Some potential buyers gather in the auction house’s showroom; others call in. The auctioneer invites someone to start the bidding. After an initial bid, buyers in the room raise their hands or shout out higher bids; auction house employees make bids for buyers on the phone. Finally, the auctioneer indicates that he has a winning bid and strikes his hammer down to indicate the auction is over.

Here’s the key: Remote buyers have as much opportunity to bid as those in the showroom. (In fact, the anonymous buyer on the phone often wins the multi-million dollar prize.)
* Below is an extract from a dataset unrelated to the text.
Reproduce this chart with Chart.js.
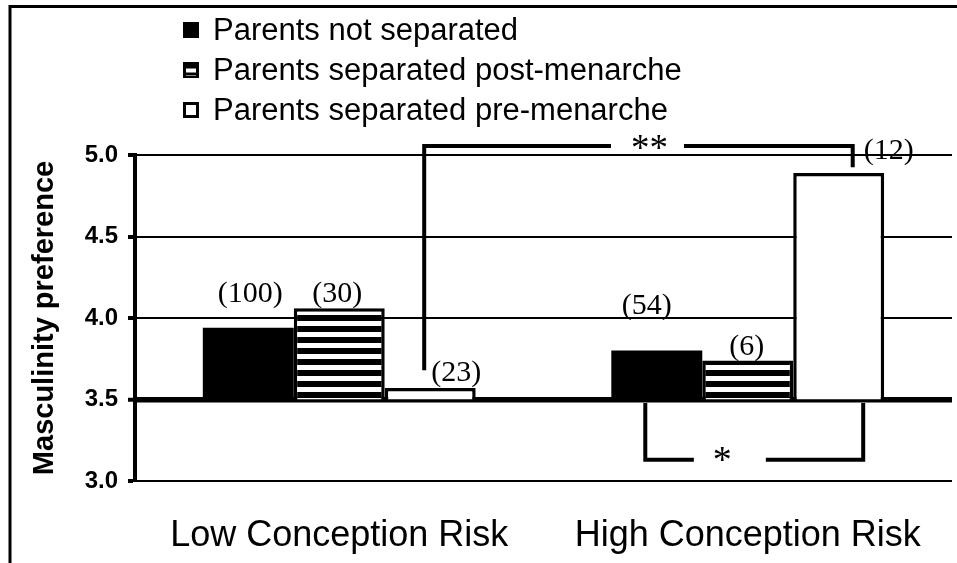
<!DOCTYPE html>
<html><head><meta charset="utf-8">
<script src="https://cdn.jsdelivr.net/npm/chart.js@4.4.0/dist/chart.umd.min.js"></script>
<style>html,body{margin:0;padding:0;background:#fff;overflow:hidden}#wrap{position:relative;width:957px;height:563px}</style>
</head><body><div id="wrap"><canvas id="c" width="957" height="563"></canvas></div>
<script>
// ---- data ----
const categories = ['Low Conception Risk', 'High Conception Risk'];
const seriesNames = ['Parents not separated', 'Parents separated post-menarche', 'Parents separated pre-menarche'];
const notSeparated = [3.94, 3.80];
const separatedPost = [4.06, 3.74];
const separatedPre = [3.57, 4.89];
const nNotSeparated = [100, 54];
const nSeparatedPost = [30, 6];
const nSeparatedPre = [23, 12];
const yTickValues = [3.0, 3.5, 4.0, 4.5, 5.0];
const baseValue = 3.5;
const yAxisTitle = 'Masculinity preference';
const sigLabels = ['**', '*'];

// ---- styles / layout ----
const SANS = '"Liberation Sans", Arial, sans-serif';
const SERIF = '"Liberation Serif", "Times New Roman", serif';
// label offsets (dx, dy from bar top centre) per dataset, per category
const labelOffsets = [
  [[2, -34], [-10, -44]],
  [[-2, -14], [-1, -13]],
  [[26, -15], [50, -22]]
];

const canvas = document.getElementById('c');
function stripePattern() {
  const c = document.createElement('canvas');
  c.width = 10; c.height = 11;
  const g = c.getContext('2d');
  g.fillStyle = '#000'; g.fillRect(0, 0, 10, 11);
  g.fillStyle = '#fff'; g.fillRect(0, 2, 10, 5);
  return canvas.getContext('2d').createPattern(c, 'repeat');
}
const stripes = stripePattern();
const counts = [nNotSeparated, nSeparatedPost, nSeparatedPre];

const overlay = {
  id: 'overlay',
  afterDraw(chart) {
    const ctx = chart.ctx;
    const ys = chart.scales.y;
    ctx.save();
    // frame
    ctx.strokeStyle = '#000'; ctx.lineWidth = 3;
    ctx.strokeRect(10, 6.5, 1000, 1000);

    // legend
    const rowsY = [30, 70, 110];
    chart.data.datasets.forEach((ds, i) => {
      const y = rowsY[i];
      const x = 183, s = 16;
      if (i === 0) {
        ctx.fillStyle = '#000'; ctx.fillRect(x, y - s / 2, s, s);
      } else if (i === 1) {
        ctx.fillStyle = '#000'; ctx.fillRect(x, y - s / 2, s, s);
        ctx.fillStyle = '#fff'; ctx.fillRect(x + 3, y - 1.5, s - 6, 4);
        ctx.fillStyle = '#888'; ctx.fillRect(x + 3, y + 5, s - 6, 1);
      } else {
        ctx.fillStyle = '#fff'; ctx.fillRect(x, y - s / 2, s, s);
        ctx.strokeStyle = '#000'; ctx.lineWidth = 3;
        ctx.strokeRect(x + 1.5, y - s / 2 + 1.5, s - 3, s - 3);
      }
      ctx.fillStyle = '#000';
      ctx.font = '31px ' + SANS;
      ctx.textAlign = 'left'; ctx.textBaseline = 'middle';
      ctx.fillText(ds.label, 213, y + 1);
    });

    // n labels
    ctx.font = '30px ' + SERIF;
    ctx.textAlign = 'center'; ctx.textBaseline = 'middle';
    ctx.fillStyle = '#000';
    chart.data.datasets.forEach((ds, i) => {
      const meta = chart.getDatasetMeta(i);
      meta.data.forEach((bar, j) => {
        const off = labelOffsets[i][j];
        ctx.fillText('(' + counts[i][j] + ')', bar.x + off[0], bar.y + off[1]);
      });
    });

    // significance brackets
    const mNot = chart.getDatasetMeta(0).data;
    const mPre = chart.getDatasetMeta(2).data;
    ctx.strokeStyle = '#000'; ctx.lineWidth = 4; ctx.lineJoin = 'miter'; ctx.lineCap = 'butt';
    function bracket(x1, x2, yEnd1, yEnd2, yBar, gapX, gap, label, textDx, fontSize, baseOff) {
      ctx.beginPath();
      ctx.moveTo(x1, yEnd1); ctx.lineTo(x1, yBar); ctx.lineTo(gapX - gap, yBar);
      ctx.moveTo(gapX + gap, yBar); ctx.lineTo(x2, yBar); ctx.lineTo(x2, yEnd2);
      ctx.stroke();
      ctx.font = fontSize + 'px ' + SERIF;
      ctx.textAlign = 'center'; ctx.textBaseline = 'alphabetic';
      ctx.fillText(label, gapX + textDx, yBar + baseOff);
    }
    // ** : low pre-menarche vs high pre-menarche
    {
      const x1 = mPre[0].x - 6, x2 = mPre[1].x + 14;
      const yBar = ys.getPixelForValue(5.055);
      bracket(x1, x2, ys.getPixelForValue(3.68), ys.getPixelForValue(4.925), yBar,
        x1 + 0.521 * (x2 - x1), 36.5, sigLabels[0], 2, 37, 14);
    }
    // * : high not separated vs high pre-menarche
    {
      const x1 = mNot[1].x - 11.5, x2 = mPre[1].x + 24.5;
      const yBar = ys.getPixelForValue(3.13);
      bracket(x1, x2, ys.getPixelForValue(3.478), ys.getPixelForValue(3.478), yBar,
        x1 + 0.388 * (x2 - x1), 36, sigLabels[1], -7.5, 38, 12);
    }
    ctx.restore();
  }
};

new Chart(canvas, {
  type: 'bar',
  data: {
    labels: categories,
    datasets: [
      { label: seriesNames[0], data: notSeparated.map(v => [baseValue, v]), backgroundColor: '#000', borderWidth: 0 },
      { label: seriesNames[1], data: separatedPost.map(v => [baseValue, v]), backgroundColor: stripes, borderColor: '#000', borderWidth: 3.5, borderSkipped: 'start' },
      { label: seriesNames[2], data: separatedPre.map(v => [baseValue, v]), backgroundColor: '#fff', borderColor: '#000', borderWidth: 3.5, borderSkipped: 'start' }
    ]
  },
  options: {
    responsive: false,
    animation: false,
    devicePixelRatio: 1,
    layout: { padding: { top: 155, right: 5, left: 0, bottom: 0 } },
    datasets: { bar: { categoryPercentage: 0.668, barPercentage: 1 } },
    plugins: { legend: { display: false }, tooltip: { enabled: false } },
    scales: {
      x: {
        grid: { display: false, drawTicks: false },
        border: { display: false },
        ticks: { color: '#000', font: { family: SANS, size: 36 }, padding: 33, maxRotation: 0, autoSkip: false },
        afterFit(s) { s.height = 82; }
      },
      y: {
        min: 3, max: 5,
        afterBuildTicks(s) { s.ticks = yTickValues.map(v => ({ value: v })); },
        ticks: { color: '#000', font: { family: SANS, weight: 'bold', size: 24 }, padding: 10, callback: v => Number(v).toFixed(1) },
        grid: { color: '#000', lineWidth: c => (c.tick && c.tick.value === baseValue ? 5.5 : 2), tickLength: 7, tickWidth: 4, tickColor: '#000' },
        border: { display: true, color: '#000', width: 4 },
        title: { display: true, text: yAxisTitle, color: '#000', font: { family: SANS, weight: 'bold', size: 29, lineHeight: 1 }, padding: { top: 30, bottom: 0 } },
        afterFit(s) { s.width = 135; }
      }
    }
  },
  plugins: [overlay]
});
</script>
</body></html>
So how do you replicate that everyone-is-equal experience in employee town halls? Assign facilitators to manage remote employees’ questions and comments.

It works like this:

  • You assign a facilitator to manage each remote location—and a partner facilitator who sits in the main location (where the leader is). (That’s right: There are two facilitators to serve as a bridge between each location and the center.)
  • The remote facilitator is responsible for collecting employees’ questions and comments—and feeding them to his or her partner facilitator via chat, text or email.
  • An additional facilitator monitors employees joining from their individual desks, who ask questions or comment via a dedicated chat window.
  • During the interactive portion of the town hall, each facilitator in the room has several chances to raise his or her hand and ask a question or make a comment on behalf of his or her assigned location. (Each facilitator knows to make reference to the location: “I have a question from our facility in Budapest . . .”)
  • The leader, who has been briefed ahead of time, knows to give equal time to employees in the room and to facilitators representing those not in the room.

This technique takes coordination, for sure. But it immediately changes the dynamic so remote employees don’t feel like voyeurs, peering in at the town hall but not having a chance to join the party.